SHORT EXERCISE → Quote only the span from the first line of the entries to the line containing "import pandas as pd", both ends kept. Leave every picture out.

Stored items from a collection →
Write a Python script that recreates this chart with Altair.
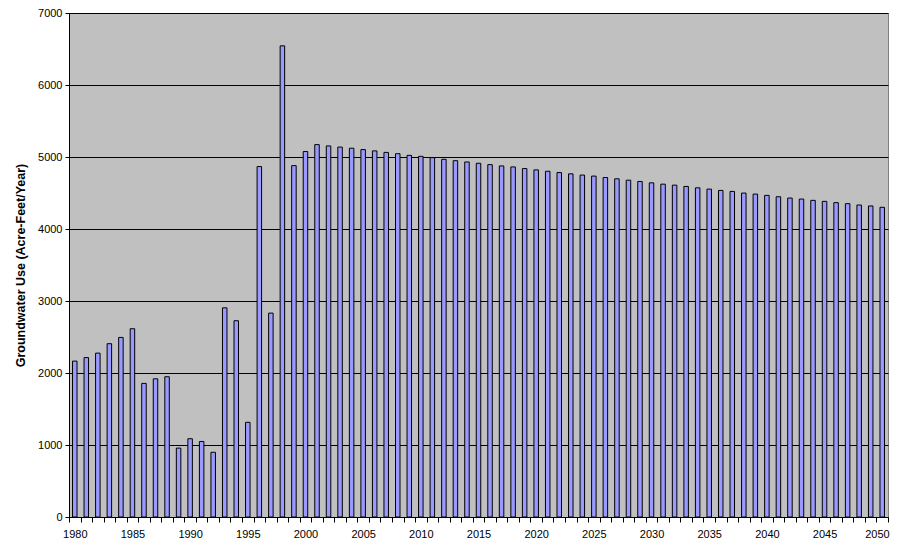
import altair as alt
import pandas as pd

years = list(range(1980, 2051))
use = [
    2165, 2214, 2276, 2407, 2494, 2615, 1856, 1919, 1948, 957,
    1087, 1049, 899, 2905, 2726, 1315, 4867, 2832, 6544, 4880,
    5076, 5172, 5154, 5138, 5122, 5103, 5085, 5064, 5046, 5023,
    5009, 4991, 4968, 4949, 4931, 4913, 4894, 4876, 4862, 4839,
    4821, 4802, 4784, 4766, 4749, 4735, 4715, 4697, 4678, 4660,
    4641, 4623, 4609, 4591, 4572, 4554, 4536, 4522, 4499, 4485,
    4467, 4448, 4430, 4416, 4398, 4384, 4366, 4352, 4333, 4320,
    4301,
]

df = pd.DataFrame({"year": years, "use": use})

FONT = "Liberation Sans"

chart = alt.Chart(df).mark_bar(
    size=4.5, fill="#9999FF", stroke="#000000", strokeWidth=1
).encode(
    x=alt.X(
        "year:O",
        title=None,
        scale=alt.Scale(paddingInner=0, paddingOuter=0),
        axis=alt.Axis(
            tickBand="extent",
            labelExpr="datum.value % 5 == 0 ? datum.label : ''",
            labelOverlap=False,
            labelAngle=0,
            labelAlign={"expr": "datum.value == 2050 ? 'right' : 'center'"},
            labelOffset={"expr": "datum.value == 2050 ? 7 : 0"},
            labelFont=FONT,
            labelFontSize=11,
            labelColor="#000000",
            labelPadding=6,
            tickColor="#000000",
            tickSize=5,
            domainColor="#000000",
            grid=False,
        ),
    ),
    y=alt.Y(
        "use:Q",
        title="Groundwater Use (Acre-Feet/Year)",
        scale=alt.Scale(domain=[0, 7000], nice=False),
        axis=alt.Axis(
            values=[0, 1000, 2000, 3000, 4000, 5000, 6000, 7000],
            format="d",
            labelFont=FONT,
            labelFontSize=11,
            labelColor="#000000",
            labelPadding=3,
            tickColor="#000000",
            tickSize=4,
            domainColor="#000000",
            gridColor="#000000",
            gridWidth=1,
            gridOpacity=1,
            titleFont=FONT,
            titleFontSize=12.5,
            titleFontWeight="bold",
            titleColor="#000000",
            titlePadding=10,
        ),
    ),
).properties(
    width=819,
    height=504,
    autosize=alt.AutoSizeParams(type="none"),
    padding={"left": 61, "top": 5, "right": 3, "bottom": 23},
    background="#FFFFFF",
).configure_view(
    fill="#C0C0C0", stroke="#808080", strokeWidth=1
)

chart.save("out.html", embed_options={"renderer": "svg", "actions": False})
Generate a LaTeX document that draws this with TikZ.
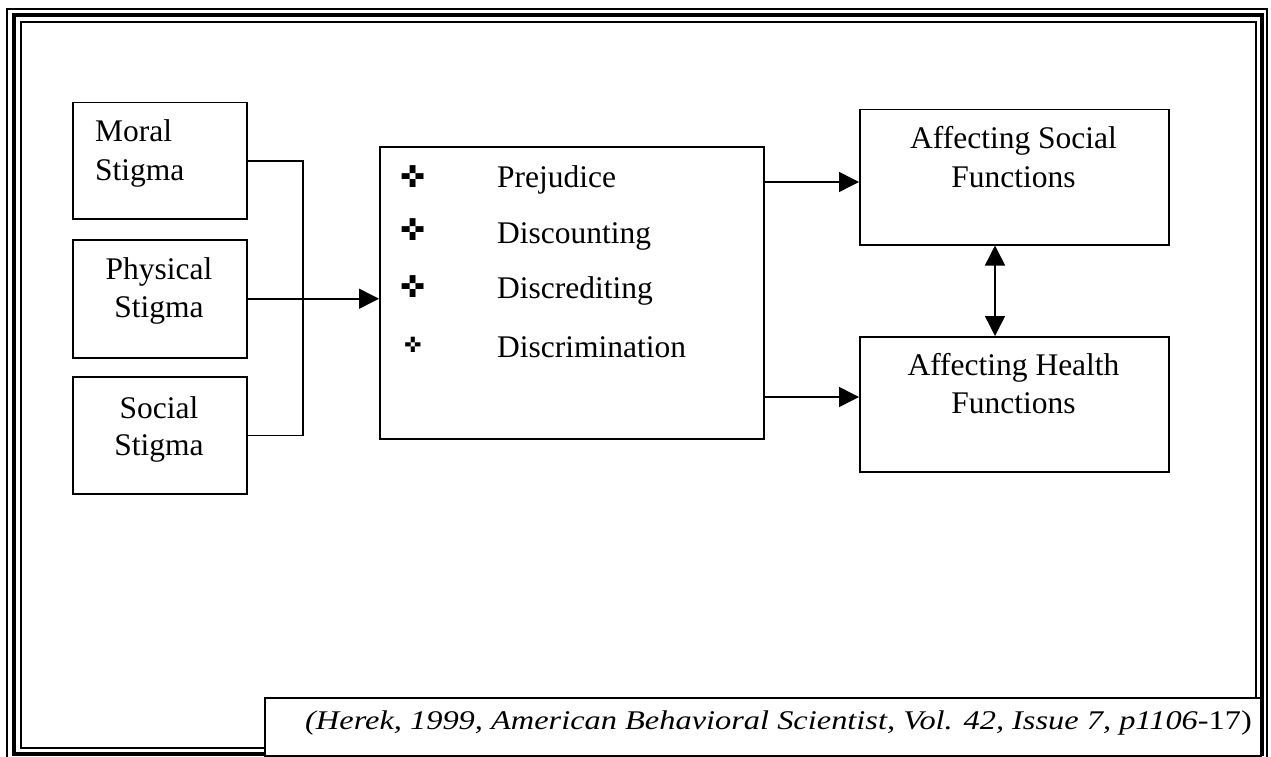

THE REPLY →
Write a Python script that recreates this chart with Altair.
import altair as alt
import pandas as pd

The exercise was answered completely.